Makassar (ANTARA Sulsel) - Kejaksaan Tinggi Sulawesi Selatan dan Sulawesi Barat batal menjebloskan Direktur Rumah Sakit Umum Daerah (RSUD) Sulbar, Sup ke sel tahanan setelah dikabarkan mendampingi Menteri Kesehatan Nila Djuwita Moeloek saat berkunjung.

"Dia (Sup) dikabarkan tidak bisa datang karena sedang mendampingi Menteri Kesehatan yang berkunjung ke Sulbar. Tetapi, kita pasti akan lakukan pemanggilan kedua," ujar Kepala Seksi Penerangan dan Hukum Kejati Sulselbar, Rahman Morra di Makassar, Senin.

Ia mengatakan, Sup bersama tiga rekannya yang lain tersangkut dugaan korupsi pengadaan peralatan kesehatan (Alkes) tahun anggaran 2013 senilai Rp5,4 miliar.

Penyidik sendiri telah menjadwalkan pemanggilan terhadap empat orang tersangka selain dari Direktur RSUD Sulbar, Sup. Ketiga tersangka lainnya yakni SK yang bertindak sebagai pihak ketiga mengerjakan proyeknya.

Tersangka lainnya, Mis, rekanan yang memenangkan proyek dan menyerahkan pekerjaan itu kepada Suardi dan tersangka Ram yang bertindak sebagai Pejabat Pembuat Komitmen (PPK).

"Hanya tiga orang yang menghadiri pemanggilan dan diperiksa sebagai tersangka setelah pemeriksaan saksi-saksi telah dituntaskan dan para tersangka usai diperiksa langsung kita giring ke sel tahanan," katanya.

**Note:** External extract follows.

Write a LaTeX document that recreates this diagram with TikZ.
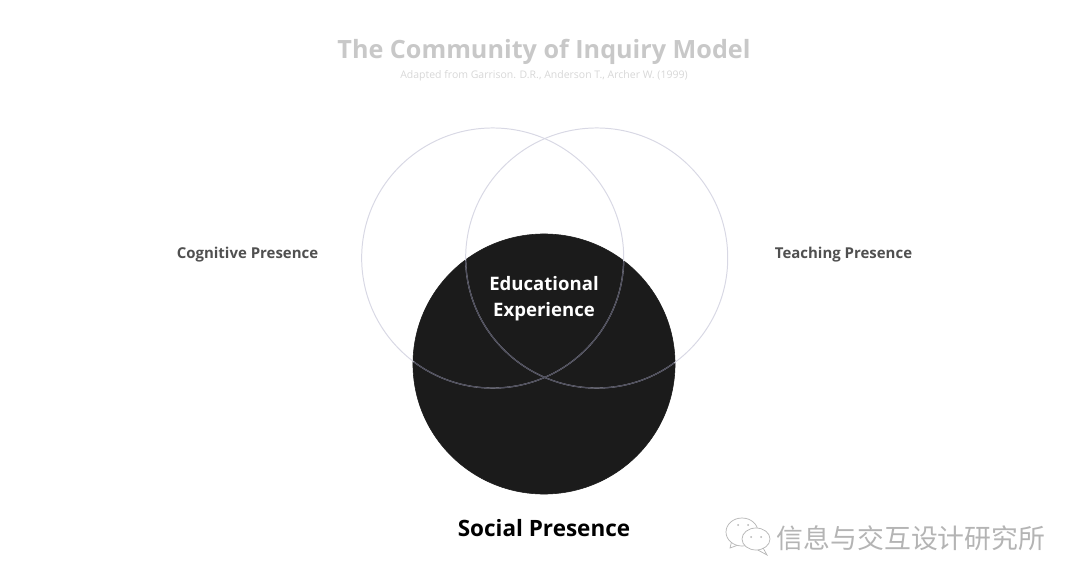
\documentclass[tikz,border=0pt]{standalone}
\usepackage{fontspec}
\setmainfont{Open Sans}
\newfontfamily\cjkfont{Noto Sans CJK SC}
\usepackage{xcolor}
\usepackage{tikz}
\usetikzlibrary{shapes.geometric}
\definecolor{CoITitle}{RGB}{200, 200, 200}
\definecolor{CoINote}{RGB}{215, 215, 215}
\definecolor{CoIRing}{RGB}{216, 216, 228}
\definecolor{CoIInner}{RGB}{78, 78, 92}
\definecolor{CoIDark}{RGB}{27, 27, 27}
\definecolor{CoILabel}{RGB}{80, 80, 80}
\definecolor{CoIMark}{RGB}{180, 180, 180}

\begin{document}
\begin{tikzpicture}[x=0.025cm, y=-0.025cm]
  \tikzstyle{ring} = [ellipse, draw=CoIRing, line width=0.7pt, minimum width=6.55cm, minimum height=6.5cm, inner sep=0pt]
  \tikzstyle{disc} = [ellipse, draw=CoIDark, fill=CoIDark, minimum width=6.55cm, minimum height=6.5cm, inner sep=0pt]
  \tikzstyle{side} = [text=CoILabel, font=\fontsize{10.65}{13}\selectfont\bfseries]
  \tikzstyle{bubble} = [ellipse, draw=CoIMark, fill=white, line width=0.5pt, inner sep=0pt]
  \tikzstyle{eye} = [circle, fill=CoIMark, minimum size=0.05cm, inner sep=0pt]
  \useasboundingbox (0,0) rectangle (1080,586);

  \node [disc] (social) at (544,364) {};
  \node [ring] (cognitive) at (492.7,258) {};
  \node [ring] (teaching) at (596.7,258) {};
  \begin{scope}
    \clip (544,364) ellipse (130.5 and 129.5);
    \node [ring, draw=CoIInner, line width=0.9pt] (cognitiveinner) at (492.7,258) {};
    \node [ring, draw=CoIInner, line width=0.9pt] (teachinginner) at (596.7,258) {};
  \end{scope}

  \node [text=CoITitle, font=\fontsize{17.9}{22}\selectfont\bfseries] (title) at (544,52) {The Community of Inquiry Model};
  \node [text=CoINote, font=\fontsize{7.46}{9}\selectfont] (source) at (544,76) {Adapted from Garrison. D.R., Anderson T., Archer W. (1999)};
  \node [side] (cognitivelabel) at (247.5,255) {Cognitive Presence};
  \node [side] (teachinglabel) at (843.5,255) {Teaching Presence};
  \node [text=white, align=center, font=\fontsize{13.2}{18.5}\selectfont\bfseries] (centre) at (544,299) {Educational\\Experience};
  \node [text=black, font=\fontsize{16}{20}\selectfont\bfseries] (sociallabel) at (544,528.5) {Social Presence};

  % watermark
  \draw [CoIMark, line width=0.5pt, fill=white] (732,540) -- (730,548) -- (741,544) -- cycle;
  \node [bubble, minimum width=0.8cm, minimum height=0.7cm] (chatback) at (742,532) {};
  \draw [CoIMark, line width=0.5pt, fill=white] (762,546) -- (767,555) -- (756,549) -- cycle;
  \node [bubble, minimum width=0.7cm, minimum height=0.55cm] (chatfront) at (756,539) {};
  \foreach \ex/\ey in {738/525, 748/525, 751/537, 761/537}
    \node [eye] (eye\ex) at (\ex,\ey) {};
  \node [text=CoIMark, font=\cjkfont\fontsize{19.1}{22}\selectfont] (mark) at (911,538) {信息与交互设计研究所};
\end{tikzpicture}
\end{document}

Rahman Morra menyebutkan, semua tersangka yang ditetapkan itu mempunyai peran masing-masing dalam terjadinya kerugian negara dimana Diretur RSUD Sulbar, Sup bertindak sebagai kuasa pengguna anggaran (KPA) proyek pengadaan medis tersebut.

Sedangkan Direktur PT Khitan Fadhillah Pratama, Mis ditetapkan karena peranannya sebagai rekanan yang mengerjakan semua proyek itu. Serta pejabat pembuat komitmen (PPK) yakni Ram.

Asisten Pidana Khusus Kejati Sulsel, Gerry Yasid menyebutkan, modus korupsi pada pengadaan alat-alat kesehatan pada RSUD Provinsi Sulbar tersebut dengan menggelembungkan harga sehinga terjadi kemahalan.

"Jadi modusnya, mereka bersama-sama menciptakan suatu pekerjaan dengan cara `mark up` harga-harga peralatan medis. Kerugian negara terjadi karena adanya kemahalan harga," katanya.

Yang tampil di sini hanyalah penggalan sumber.